Ie, is there a difference in the number of FP FMAs needed to compute A+= B*C as opposed to a simpler A+=B or A-=B?

I could imagine some important applications which would benefit from the latter summation-only use. For example, a particle simulation (N-body, or atomic force simulations) might store particle positions using double-single. To compute accurate forces between particles, it may be sufficient to calculate the difference between points (A-B) using Kahan double-single and from that point use the difference as an argument to a single-precision force computation.

For high-quality double-single based on FMA the addition/subtraction is actually more expensive than the multiplication. A bunch of double-single code out there takes shortcuts in addition/subtraction, leading to low-accuracy results when the operands are close in magnitude, but of opposite sign, i.e. subtractive cancellation occurs. In other words, they fail the programmer precisely in those situations where improved accuracy is needed.

If memory serves, with FMA support a double-single multiplication is only about 8 instructions, while addition/subtraction are about 20. I do not offhand recall the cost of division, sqrt, rsqrt. I have not worked through the details of any double-native operations beyond that.

Why did I state that the switchover vs native-double is about 1:24 ratio? Because the code bloat caused by double-single also has some negative impact on performance: more registers used, instruction cache hit rate may decline, possible divergence, more difficult for the compiler to optimize.

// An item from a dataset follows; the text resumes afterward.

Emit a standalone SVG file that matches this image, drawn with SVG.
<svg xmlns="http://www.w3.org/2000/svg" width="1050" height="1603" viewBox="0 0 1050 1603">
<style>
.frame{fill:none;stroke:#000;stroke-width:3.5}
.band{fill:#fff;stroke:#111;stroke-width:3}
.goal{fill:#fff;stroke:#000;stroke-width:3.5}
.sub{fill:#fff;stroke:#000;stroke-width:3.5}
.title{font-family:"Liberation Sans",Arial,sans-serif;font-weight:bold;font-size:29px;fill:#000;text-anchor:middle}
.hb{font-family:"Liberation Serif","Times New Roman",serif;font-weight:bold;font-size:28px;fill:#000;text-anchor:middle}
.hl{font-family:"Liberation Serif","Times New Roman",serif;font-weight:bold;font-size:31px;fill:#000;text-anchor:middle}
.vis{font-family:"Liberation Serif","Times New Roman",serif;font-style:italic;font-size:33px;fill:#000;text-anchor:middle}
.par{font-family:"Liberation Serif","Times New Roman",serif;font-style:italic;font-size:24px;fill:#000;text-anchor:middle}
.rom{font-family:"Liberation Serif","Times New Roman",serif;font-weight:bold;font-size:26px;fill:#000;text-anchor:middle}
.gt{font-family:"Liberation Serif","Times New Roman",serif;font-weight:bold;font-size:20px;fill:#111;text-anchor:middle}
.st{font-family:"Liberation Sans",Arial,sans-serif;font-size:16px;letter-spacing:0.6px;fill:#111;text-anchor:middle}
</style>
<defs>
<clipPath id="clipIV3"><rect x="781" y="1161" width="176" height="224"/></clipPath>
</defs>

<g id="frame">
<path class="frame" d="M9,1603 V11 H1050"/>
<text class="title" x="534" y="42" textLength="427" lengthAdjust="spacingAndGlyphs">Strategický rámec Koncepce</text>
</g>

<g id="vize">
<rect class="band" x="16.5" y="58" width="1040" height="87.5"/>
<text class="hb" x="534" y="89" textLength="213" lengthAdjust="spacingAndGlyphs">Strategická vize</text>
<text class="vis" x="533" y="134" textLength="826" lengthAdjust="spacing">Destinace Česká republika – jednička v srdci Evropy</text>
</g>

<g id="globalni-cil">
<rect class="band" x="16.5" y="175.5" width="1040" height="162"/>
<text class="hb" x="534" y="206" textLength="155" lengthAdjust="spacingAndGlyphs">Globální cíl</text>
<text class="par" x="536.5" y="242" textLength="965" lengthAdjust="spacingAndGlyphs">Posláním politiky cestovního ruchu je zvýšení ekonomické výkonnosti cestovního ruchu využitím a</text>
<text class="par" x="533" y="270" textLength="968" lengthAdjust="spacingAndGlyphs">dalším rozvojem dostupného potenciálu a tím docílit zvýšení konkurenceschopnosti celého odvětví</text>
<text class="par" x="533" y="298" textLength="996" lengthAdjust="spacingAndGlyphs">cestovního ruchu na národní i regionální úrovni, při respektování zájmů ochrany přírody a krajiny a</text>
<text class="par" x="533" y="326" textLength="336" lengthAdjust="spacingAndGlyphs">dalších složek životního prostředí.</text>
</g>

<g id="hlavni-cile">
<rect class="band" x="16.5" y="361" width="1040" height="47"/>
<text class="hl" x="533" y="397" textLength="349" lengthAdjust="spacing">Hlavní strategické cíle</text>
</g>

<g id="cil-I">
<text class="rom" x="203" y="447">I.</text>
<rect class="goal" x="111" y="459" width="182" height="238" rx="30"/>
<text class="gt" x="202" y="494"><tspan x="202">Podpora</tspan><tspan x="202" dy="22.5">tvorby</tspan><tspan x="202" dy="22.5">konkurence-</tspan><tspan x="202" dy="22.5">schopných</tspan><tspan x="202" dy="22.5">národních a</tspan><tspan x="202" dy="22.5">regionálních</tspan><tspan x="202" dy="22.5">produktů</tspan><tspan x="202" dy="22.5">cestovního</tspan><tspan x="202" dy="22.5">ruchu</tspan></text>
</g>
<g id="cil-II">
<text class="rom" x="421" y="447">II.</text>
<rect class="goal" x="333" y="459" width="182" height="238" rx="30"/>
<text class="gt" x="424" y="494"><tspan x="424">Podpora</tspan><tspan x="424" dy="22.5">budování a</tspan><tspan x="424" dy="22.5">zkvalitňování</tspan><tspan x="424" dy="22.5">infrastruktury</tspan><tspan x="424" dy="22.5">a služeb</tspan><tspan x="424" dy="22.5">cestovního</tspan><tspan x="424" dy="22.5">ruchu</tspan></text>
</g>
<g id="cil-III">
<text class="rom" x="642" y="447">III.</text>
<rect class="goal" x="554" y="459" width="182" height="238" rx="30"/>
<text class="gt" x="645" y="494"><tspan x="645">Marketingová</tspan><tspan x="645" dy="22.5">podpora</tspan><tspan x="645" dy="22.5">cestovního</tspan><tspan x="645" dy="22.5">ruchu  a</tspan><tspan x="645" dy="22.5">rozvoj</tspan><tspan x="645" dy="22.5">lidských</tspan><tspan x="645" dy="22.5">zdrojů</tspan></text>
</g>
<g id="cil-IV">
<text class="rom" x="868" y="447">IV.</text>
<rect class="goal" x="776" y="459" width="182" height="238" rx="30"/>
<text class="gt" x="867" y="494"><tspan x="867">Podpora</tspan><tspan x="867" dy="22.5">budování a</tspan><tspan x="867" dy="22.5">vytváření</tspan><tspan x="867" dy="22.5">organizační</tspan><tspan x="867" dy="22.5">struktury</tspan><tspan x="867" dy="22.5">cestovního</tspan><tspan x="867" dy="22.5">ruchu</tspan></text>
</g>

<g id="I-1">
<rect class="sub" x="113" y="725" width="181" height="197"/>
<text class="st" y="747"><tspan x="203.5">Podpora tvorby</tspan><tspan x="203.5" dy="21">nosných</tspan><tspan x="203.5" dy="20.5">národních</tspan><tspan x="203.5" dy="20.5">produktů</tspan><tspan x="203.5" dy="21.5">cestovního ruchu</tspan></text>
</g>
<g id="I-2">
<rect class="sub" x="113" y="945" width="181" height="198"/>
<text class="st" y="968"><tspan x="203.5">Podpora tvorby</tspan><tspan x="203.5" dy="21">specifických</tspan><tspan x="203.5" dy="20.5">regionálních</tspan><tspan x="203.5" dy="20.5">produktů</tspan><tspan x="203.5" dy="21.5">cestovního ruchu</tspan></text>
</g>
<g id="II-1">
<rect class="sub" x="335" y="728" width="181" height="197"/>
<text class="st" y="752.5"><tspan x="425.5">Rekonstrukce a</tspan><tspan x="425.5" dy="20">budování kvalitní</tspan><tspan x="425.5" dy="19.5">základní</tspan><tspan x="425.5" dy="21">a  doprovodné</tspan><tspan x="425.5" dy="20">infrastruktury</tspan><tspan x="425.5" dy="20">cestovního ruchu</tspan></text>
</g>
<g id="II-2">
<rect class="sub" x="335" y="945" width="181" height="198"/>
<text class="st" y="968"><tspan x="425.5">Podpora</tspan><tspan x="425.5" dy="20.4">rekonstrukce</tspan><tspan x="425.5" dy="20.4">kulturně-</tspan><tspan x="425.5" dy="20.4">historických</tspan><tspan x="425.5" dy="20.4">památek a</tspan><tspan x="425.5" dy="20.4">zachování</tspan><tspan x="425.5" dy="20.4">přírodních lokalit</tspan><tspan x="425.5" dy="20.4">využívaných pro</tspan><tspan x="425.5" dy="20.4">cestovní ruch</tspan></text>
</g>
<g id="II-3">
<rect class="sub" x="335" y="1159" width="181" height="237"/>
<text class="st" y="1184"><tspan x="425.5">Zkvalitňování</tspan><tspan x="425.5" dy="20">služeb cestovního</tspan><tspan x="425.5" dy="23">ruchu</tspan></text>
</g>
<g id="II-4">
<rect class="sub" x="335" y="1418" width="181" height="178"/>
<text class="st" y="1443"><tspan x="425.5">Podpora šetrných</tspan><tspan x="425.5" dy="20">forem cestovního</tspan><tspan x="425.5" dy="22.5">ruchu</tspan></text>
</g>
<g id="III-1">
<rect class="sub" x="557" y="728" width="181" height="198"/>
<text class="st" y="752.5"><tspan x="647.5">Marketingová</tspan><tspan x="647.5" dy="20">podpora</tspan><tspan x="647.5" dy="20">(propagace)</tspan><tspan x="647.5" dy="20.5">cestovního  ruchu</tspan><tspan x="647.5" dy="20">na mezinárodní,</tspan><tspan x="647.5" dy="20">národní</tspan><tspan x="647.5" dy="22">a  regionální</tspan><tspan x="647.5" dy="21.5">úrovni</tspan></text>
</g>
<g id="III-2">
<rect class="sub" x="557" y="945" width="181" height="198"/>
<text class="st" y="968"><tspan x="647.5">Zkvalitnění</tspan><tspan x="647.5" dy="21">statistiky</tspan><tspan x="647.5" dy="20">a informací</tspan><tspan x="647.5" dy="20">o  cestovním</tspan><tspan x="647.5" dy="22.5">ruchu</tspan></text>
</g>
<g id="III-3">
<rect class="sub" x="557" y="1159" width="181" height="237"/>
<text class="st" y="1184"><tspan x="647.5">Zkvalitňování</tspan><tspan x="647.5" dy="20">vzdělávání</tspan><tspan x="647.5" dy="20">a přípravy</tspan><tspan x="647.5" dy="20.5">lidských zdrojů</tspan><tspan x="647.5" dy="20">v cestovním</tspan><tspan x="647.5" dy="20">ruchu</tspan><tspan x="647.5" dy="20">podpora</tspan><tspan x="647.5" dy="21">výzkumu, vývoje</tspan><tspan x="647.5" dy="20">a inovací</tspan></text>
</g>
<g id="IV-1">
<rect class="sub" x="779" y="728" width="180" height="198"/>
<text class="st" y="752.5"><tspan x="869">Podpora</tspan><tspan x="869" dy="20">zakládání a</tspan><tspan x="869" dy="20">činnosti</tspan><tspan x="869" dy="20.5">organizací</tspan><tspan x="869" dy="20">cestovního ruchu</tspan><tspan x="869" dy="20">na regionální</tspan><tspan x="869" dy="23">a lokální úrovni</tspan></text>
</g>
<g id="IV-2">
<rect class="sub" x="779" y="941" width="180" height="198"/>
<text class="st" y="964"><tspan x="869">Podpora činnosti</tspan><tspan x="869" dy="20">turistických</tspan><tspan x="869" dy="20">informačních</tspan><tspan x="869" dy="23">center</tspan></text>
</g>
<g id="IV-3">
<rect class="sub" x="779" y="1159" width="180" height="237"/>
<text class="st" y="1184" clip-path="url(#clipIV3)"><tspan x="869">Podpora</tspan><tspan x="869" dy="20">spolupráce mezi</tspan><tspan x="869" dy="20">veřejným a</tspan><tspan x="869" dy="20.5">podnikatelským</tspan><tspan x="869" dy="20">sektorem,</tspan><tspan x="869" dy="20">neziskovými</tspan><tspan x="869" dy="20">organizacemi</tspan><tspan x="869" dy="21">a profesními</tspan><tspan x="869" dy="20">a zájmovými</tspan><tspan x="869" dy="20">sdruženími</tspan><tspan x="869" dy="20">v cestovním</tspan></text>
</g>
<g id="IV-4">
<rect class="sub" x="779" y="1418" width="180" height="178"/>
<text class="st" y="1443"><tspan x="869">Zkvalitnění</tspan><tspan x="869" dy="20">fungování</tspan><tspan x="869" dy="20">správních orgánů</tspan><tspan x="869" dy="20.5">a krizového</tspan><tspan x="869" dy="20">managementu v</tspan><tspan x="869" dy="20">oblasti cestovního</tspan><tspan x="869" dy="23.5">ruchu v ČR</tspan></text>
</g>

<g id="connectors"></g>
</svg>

As you point out, compensated operations (sums, products, dot products, polynomials) often can provide some (or even most) of the benefit of double-native implementations at an attractive fraction of the cost. See the recent thread on compensated operations for literature references:

[url]https://devtalk.nvidia.com/default/topic/815711/cuda-programming-and-performance/observations-related-to-32-bit-floating-point-ops-and-64-bit-floating-point-ops/[/url]

But compensated algorithms apply only to some primitives, and require analysis as to where they need to be used.

I was surprised to see rumors of a GTX 980ti model:

http://vr-zone.com/articles/benchmarks-upcoming-nvidia-gtx-980-ti-titan-x-amd-radeon-r9-390x-gpus-surface/88776.html

Still have no idea about the actual 64 bit capability of either the Titan X or the GTX 980ti. The single precision flops, bandwidth and power TDP seem to be known.

Maybe this week at GTC there will be more information.

I doubt we will see a full GM200 GTX until late Q2 at the earliest (unless nvidia need to reply to the 390 with something drastic). It doesn’t make much sense to undermine the Titan X sales with a card that generally will be as powerful (potential DP and memory aside).

The notion of a cut down GM200 GTX however is relatively appealing relatively soon. Nvidia could do with something to compete against the 390 when it appears, and having a card that can make use of the chips with a couple of SMs broken is an easy way of upping ‘yield’. In a couple of months time it can be assumed that the 390 will overtake the 980, so needing a fight back that is not needing a full Titan X is something very appealing. It also is not something unusual, since nvidia did the same thing with the 680->780->780 Ti on Kepler, so while the timescales are different (due to the timing of the Titan X more than anything) the principle is there. Personally I think they will not announce a new GTX at GTC (too many similar 3 letter names … ) but will wait to see what the 390 is like. If it beats the 980, then suddenly the 985 will be announced. If not, then maybe it will be a few months until it gets announced.

The other potential thought provoking thing is that if they DO release a 980 Ti (full GM200 GTX) at the same time as the Titan X that means that they have something else in the pipeline that might make an appearance late in the year. My thought process there is they aren’t going to leave themselves with no short-term or medium term releases until Pascal by releasing the only remaining top end Maxwell card early so they have to sit with nothing to release until Pascal is ready.

as SPWorley already alluded to, the rebut to the argument might be, since its entry into gpgpu, or simply hpc, nvidia now has to follow and counter more competitors on more fronts

it has to counter offerings related to graphics, and gpgpu/ hpc, and it has to counter offerings by amd as well as intel

hence, it may no longer be sufficient to merely look at amd, to forecast what nvidia’s next move may be…

perhaps

OpenCL (for some reason) benchmarks for Titan X posted:

and this set of more general benchmarks:

Anyone know if the TITAN X is an sm_52 device or sm_53?

The official list at [url]https://developer.nvidia.com/cuda-gpus[/url] has not been updated yet, and I have not been able to find this information in the reviews up so far (which are gaming oriented, so not a surprise that compute capability isn’t mentioned).

OK, thanks. I’ll try to find a TITAN X on the exhibit floor. :)

It is 5.2

Watching the webcast he announced the price and specs but no dates. Is there any information at the event of when the Titan X will be available?

BTW are there any titan owners around? Geforce Titan, Titan Z, Titan X anyone?

Christian

We have about ten Maxwell Titans (mixture of Titans and Titan Blacks) here at work. We looked briefly at the Titan Z but decided against it. Primary reason was no higher bandwidth communication between the two chips, had they had GDDR5 speeds between the two chip memory banks then it would’ve been a different story. Planning on R&D testing the new Titan X when we can get hold of them to check performance on our specific tasks.

GTX Titan is is available on the Nvidia website starting now (in the US). According to AnandTech retailers will be selling the card in a couple of weeks.

I’ve got an original Titan, at work. Why do you ask, any plans?